The Schwitzer-Cummins supercharger was an easy choice for the Deusenberg-built, Cummins-powered race cars in their legendary first try at the Indy 500 in 1934. These cars used highly modified Model H four-cylinder engines. That’s probably where the connection was made to add blowers to the production HB in 1937. Concurrently, Schwitzer had also developed centrifugal superchargers and these were fitted to the Lycoming engines used in Auburn and Cord automobiles. Schwitzer-Cummins blowers also ended up on Cat, Mack and International diesels in the ensuing years.

This is one of the early style Switzer-Cummins blowers used on the 1934 Cummins Indy cars and the 1935 Daytona Beach Speed Trial car (one of the Indy cars repurposed with a six-cylinder HA installed). It’s known that the blower produced 8 psi boost on the HA six cylinder installed into the car. It delivered 300 horsepower and a speed of 144 mph on the beach. The blower is very similar to the one used on the HBS but driven at crankshaft speed off the front of the engine. This was shot in 2018 at the Cummins restoration facility while the race car was under restoration.

Schwitzer-Cummins became Schwitzer Corporation in 1957 and had already begun producing lightweight turbochargers. Schwitzer licensed Holset to produce some of the earliest turbochargers in Europe. Eventually Cummins Engine acquired Holset, so there’s one small connection at least. Schwitzer lasted into the early 1990s, still in Indy, and then the core of it’s turbocharger operation became a part of Borg-Warner.
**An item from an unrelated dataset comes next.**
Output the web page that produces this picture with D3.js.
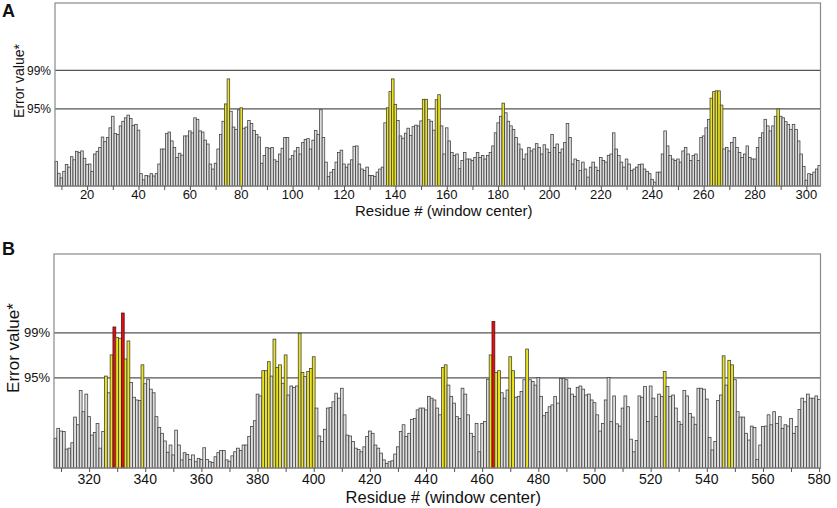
<!DOCTYPE html>
<html>
<head>
<meta charset="utf-8">
<script src="https://cdn.jsdelivr.net/npm/d3@7"></script>
<style>
  body { margin: 0; background: #fff; }
  svg { display: block; }
  text { font-family: Arial, "Liberation Sans", sans-serif; fill: #111; }
</style>
</head>
<body>
<div id="chart"></div>
<script>
// Panel A: residues 8..305, one bar per window centre
const startA = 8;
const valuesA = [
  0.64, 0.33, 0.21, 0.38, 0.56, 0.49, 0.76, 0.68, 0.90, 0.87, 0.91, 0.72, 0.56, 0.57, 0.38, 0.83, 0.90, 1.00, 1.27, 1.15, // 8-27
  1.26, 1.51, 1.81, 1.36, 1.34, 1.56, 1.68, 1.77, 1.84, 1.75, 1.57, 1.60, 1.45, 0.32, 0.16, 0.27, 0.26, 0.32, 0.26, 0.32, // 28-47
  0.57, 0.96, 0.96, 1.36, 1.40, 1.17, 1.00, 0.74, 0.85, 0.80, 1.30, 1.30, 1.43, 1.38, 1.77, 1.73, 1.43, 1.40, 1.19, 1.09, // 48-67
  0.57, 0.44, 0.59, 0.96, 1.34, 1.68, 2.13, 2.78, 1.94, 1.53, 1.47, 1.98, 2.03, 1.50, 1.53, 1.70, 1.62, 1.44, 1.34, 1.27, // 68-87
  0.59, 0.79, 1.00, 0.97, 1.00, 0.68, 0.64, 0.83, 0.98, 1.26, 1.26, 0.70, 0.79, 0.91, 1.00, 0.83, 1.13, 1.21, 1.23, 0.96, // 88-107
  1.19, 1.44, 1.34, 1.98, 1.26, 0.62, 0.25, 0.36, 0.43, 0.62, 0.87, 0.93, 0.57, 0.49, 0.57, 0.68, 1.03, 1.04, 0.57, 0.44, // 108-127
  0.40, 0.49, 0.27, 0.27, 0.25, 0.36, 0.44, 0.49, 1.64, 2.03, 2.45, 2.78, 2.12, 1.70, 1.30, 1.24, 1.37, 1.50, 1.31, 1.54, // 128-147
  1.58, 1.56, 1.69, 2.25, 2.25, 1.72, 1.68, 1.45, 2.24, 2.37, 1.56, 0.83, 1.51, 1.17, 0.87, 0.79, 0.83, 0.45, 0.66, 0.87, // 148-167
  0.70, 0.70, 0.66, 0.74, 0.87, 0.74, 0.79, 0.70, 0.79, 0.87, 1.04, 1.38, 1.64, 1.81, 2.15, 1.90, 1.68, 1.56, 1.47, 1.26, // 168-187
  1.09, 0.96, 0.70, 0.83, 1.00, 0.91, 0.96, 1.10, 1.00, 0.83, 1.07, 0.96, 0.87, 1.34, 1.00, 1.09, 0.87, 0.96, 1.13, 1.62, // 188-207
  1.26, 0.57, 0.70, 0.66, 0.40, 0.62, 0.44, 0.23, 0.49, 0.62, 0.49, 0.40, 0.74, 0.66, 0.62, 0.79, 0.83, 1.38, 0.96, 0.79, // 208-227
  0.62, 0.49, 0.70, 0.57, 0.40, 0.44, 0.49, 0.56, 0.57, 0.44, 0.38, 0.32, 0.17, 0.10, 0.36, 0.36, 0.83, 1.43, 1.04, 0.79, // 228-247
  0.70, 0.66, 0.70, 0.62, 0.91, 1.00, 0.83, 0.66, 0.79, 0.83, 0.66, 1.26, 1.30, 1.51, 1.73, 2.28, 2.45, 2.47, 2.47, 2.10, // 248-267
  0.96, 1.00, 0.91, 1.13, 1.26, 1.00, 0.87, 0.74, 0.83, 1.04, 0.74, 0.70, 0.70, 1.00, 1.26, 1.38, 1.73, 1.56, 1.43, 1.56, // 268-287
  1.81, 2.00, 1.81, 1.77, 1.67, 1.60, 1.47, 1.60, 1.47, 1.17, 0.83, 0.51, 0.15, 0.32, 0.30, 0.36, 0.44, 0.53            // 288-305
];
const yellowA = [74, 75, 80, 137, 138, 139, 140, 151, 152, 156, 157, 182, 263, 264, 265, 266, 267, 289];
const redA = [];
const ticksA = [20, 40, 60, 80, 100, 120, 140, 160, 180, 200, 220, 240, 260, 280, 300];

// Panel B: residues 308..580
const startB = 308;
const valuesB = [
  0.66, 0.88, 0.82, 0.81, 0.42, 0.44, 0.56, 1.13, 0.96, 1.72, 1.25, 1.64, 1.14, 0.73, 0.79, 0.99, 0.44, 0.81, 2.04, 1.67, // 308-327
  2.51, 3.13, 2.90, 2.88, 3.44, 2.42, 2.82, 1.90, 1.57, 1.51, 1.50, 2.29, 1.87, 1.97, 1.75, 1.67, 1.14, 0.90, 0.77, 0.60, // 328-347
  0.35, 0.51, 0.29, 0.84, 0.51, 0.18, 0.34, 0.30, 0.19, 0.29, 0.14, 0.21, 0.19, 0.45, 0.19, 0.14, 0.12, 0.25, 0.34, 0.39, // 348-367
  0.39, 0.18, 0.15, 0.27, 0.36, 0.44, 0.39, 0.51, 0.51, 0.70, 0.92, 1.05, 1.64, 1.60, 2.16, 2.16, 2.36, 2.04, 2.86, 2.23, // 368-387
  2.29, 1.88, 2.51, 1.62, 1.82, 1.79, 1.82, 2.99, 2.12, 2.03, 2.14, 2.21, 2.47, 1.33, 0.71, 0.59, 0.86, 1.33, 1.34, 1.47, // 388-407
  1.66, 1.55, 1.77, 1.18, 0.73, 0.71, 0.59, 0.44, 0.41, 0.36, 0.47, 0.70, 0.82, 0.77, 0.51, 0.44, 0.33, 0.18, 0.10, 0.14, // 408-427
  0.16, 0.31, 0.47, 0.81, 0.96, 0.70, 0.77, 1.08, 1.10, 1.29, 1.33, 1.33, 1.29, 1.59, 1.55, 1.51, 1.33, 1.18, 2.23, 2.29, // 428-447
  1.84, 1.59, 1.44, 1.14, 1.10, 1.77, 1.64, 1.18, 0.77, 0.70, 0.99, 0.36, 0.99, 1.03, 1.97, 2.51, 3.25, 2.12, 2.16, 1.67, // 448-467
  1.55, 1.73, 2.47, 2.16, 1.57, 1.59, 1.70, 1.96, 2.64, 1.96, 1.92, 1.84, 2.01, 1.59, 1.16, 1.23, 1.36, 1.40, 1.59, 1.44, // 468-487
  1.99, 1.99, 1.96, 1.77, 1.64, 1.59, 1.79, 1.82, 1.75, 1.62, 1.64, 1.51, 1.45, 1.18, 0.82, 0.99, 1.51, 2.01, 1.03, 1.60, // 488-507
  0.98, 0.93, 1.33, 1.60, 1.36, 0.64, 0.36, 0.61, 1.60, 1.57, 1.81, 1.03, 1.82, 1.55, 1.14, 1.64, 1.59, 2.14, 1.81, 1.59, // 508-527
  1.62, 1.33, 1.03, 0.97, 1.72, 1.60, 1.21, 1.13, 0.97, 1.77, 1.77, 1.75, 1.53, 0.68, 0.40, 0.59, 1.50, 1.62, 2.49, 1.84, // 528-547
  2.39, 2.29, 1.96, 1.25, 1.13, 1.13, 0.77, 0.62, 0.93, 0.90, 0.19, 0.51, 0.92, 0.93, 1.18, 0.96, 1.25, 0.99, 1.14, 0.88, // 548-567
  0.96, 0.93, 1.10, 0.77, 0.92, 1.30, 1.55, 1.47, 1.64, 1.55, 1.55, 1.60, 1.52                                          // 568-580
];
const yellowB = [326, 328, 330, 331, 333, 334, 339, 382, 383, 384, 386, 387, 388, 390, 395, 396, 398, 399, 400,
                 446, 447, 463, 465, 466, 470, 471, 476, 525, 546, 548, 549];
const redB = [329, 332, 464];
const ticksB = [320, 340, 360, 380, 400, 420, 440, 460, 480, 500, 520, 540, 560, 580];

// significance thresholds on the error-value axis
const thresholdValues = [2, 3];
const thresholdLabels = ["95%", "99%"];
const yMax = 4.75;

const svg = d3.select("#chart").append("svg")
  .attr("width", 837).attr("height", 508);

svg.append("rect").attr("width", 837).attr("height", 508).attr("fill", "#fff");

function drawPanel(opt) {
  const residues = d3.range(opt.start, opt.start + opt.values.length);
  const g = svg.append("g");

  const x = d3.scaleBand().domain(residues).range([opt.left, opt.right]).padding(0);
  const xLin = d3.scaleLinear()
    .domain([opt.start - 0.5, opt.start + opt.values.length - 0.5])
    .range([opt.left, opt.right]);
  const y = d3.scaleLinear().domain([0, yMax]).range([opt.bottom, opt.top]);

  // threshold lines
  g.selectAll("line.thr").data(thresholdValues).enter().append("line")
    .attr("x1", opt.left).attr("x2", opt.right)
    .attr("y1", d => y(d)).attr("y2", d => y(d))
    .attr("stroke", "#555").attr("stroke-width", 1.3);

  g.selectAll("text.thr").data(thresholdValues).enter().append("text")
    .attr("x", opt.left - 4).attr("y", d => y(d) + opt.thrSize * 0.35)
    .attr("text-anchor", "end")
    .style("font-size", opt.thrSize + "px")
    .text((d, i) => thresholdLabels[i]);

  // bars
  const fillOf = r => opt.red.includes(r) ? "#e40f14" : (opt.yellow.includes(r) ? "#ebe31c" : "#dedede");
  g.append("g").selectAll("rect").data(residues).enter().append("rect")
    .attr("x", r => x(r))
    .attr("width", x.bandwidth())
    .attr("y", (r, i) => y(opt.values[i]))
    .attr("height", (r, i) => y(0) - y(opt.values[i]))
    .attr("fill", fillOf)
    .attr("stroke", r => opt.red.includes(r) ? "#5a1010" : "#444")
    .attr("stroke-width", 0.8);

  // frame
  g.append("rect")
    .attr("x", opt.left).attr("y", opt.top)
    .attr("width", opt.right - opt.left).attr("height", opt.bottom - opt.top)
    .attr("fill", "none").attr("stroke", "#8a8a8a").attr("stroke-width", 1.2);

  // minor ticks every 10 residues, labels every 20
  const minor = d3.range(Math.ceil(opt.start / 10) * 10, opt.start + opt.values.length, 10);
  g.append("g")
    .attr("transform", "translate(0," + opt.bottom + ")")
    .call(d3.axisBottom(xLin).tickValues(minor).tickSize(4).tickFormat(""))
    .call(a => a.select(".domain").remove())
    .call(a => a.selectAll("line").attr("stroke", "#555"));

  g.selectAll("text.tick").data(opt.ticks).enter().append("text")
    .attr("x", d => xLin(d))
    .attr("y", opt.tickY)
    .attr("text-anchor", "middle")
    .style("font-size", opt.tickSize + "px")
    .text(d => d);

  g.append("text")
    .attr("x", (opt.left + opt.right) / 2 + 6)
    .attr("y", opt.titleY)
    .attr("text-anchor", "middle")
    .style("font-size", opt.titleSize + "px")
    .text("Residue # (window center)");

  g.append("text")
    .attr("transform", "translate(" + opt.yTitleX + "," + opt.yTitleY + ")rotate(-90)")
    .attr("text-anchor", "middle")
    .style("font-size", opt.yTitleSize + "px")
    .text("Error value*");

  g.append("text")
    .attr("x", 2).attr("y", opt.letterY)
    .style("font-size", "18px").style("font-weight", "bold")
    .text(opt.letter);
}

drawPanel({
  letter: "A", letterY: 17,
  start: startA, values: valuesA, yellow: yellowA, red: redA, ticks: ticksA,
  left: 55, right: 820.5, top: 3, bottom: 186,
  tickY: 199, tickSize: 13, titleY: 216, titleSize: 15,
  thrSize: 12, yTitleX: 24, yTitleY: 81, yTitleSize: 14
});

drawPanel({
  letter: "B", letterY: 255,
  start: startB, values: valuesB, yellow: yellowB, red: redB, ticks: ticksB,
  left: 54, right: 820.5, top: 254, bottom: 468,
  tickY: 484, tickSize: 14, titleY: 503, titleSize: 16.5,
  thrSize: 13, yTitleX: 19, yTitleY: 348, yTitleSize: 17
});
</script>
</body>
</html>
Those 200 horsepower put the Cummins HBS and all the derivatives at the top of the power heap in the late 1930s and early 1940s. In it’s displacement and package size range, nothing could beat it. It isn’t clear just how many trucks were powered by the HBS but they would have been the trucking industry’s barn burners. Cummins Applications Engineer and Cummins historian Keith Baylor says, “I’ll bet it was not much different than later years, where the fleets ran base models and wildcatters drove the hotrods.”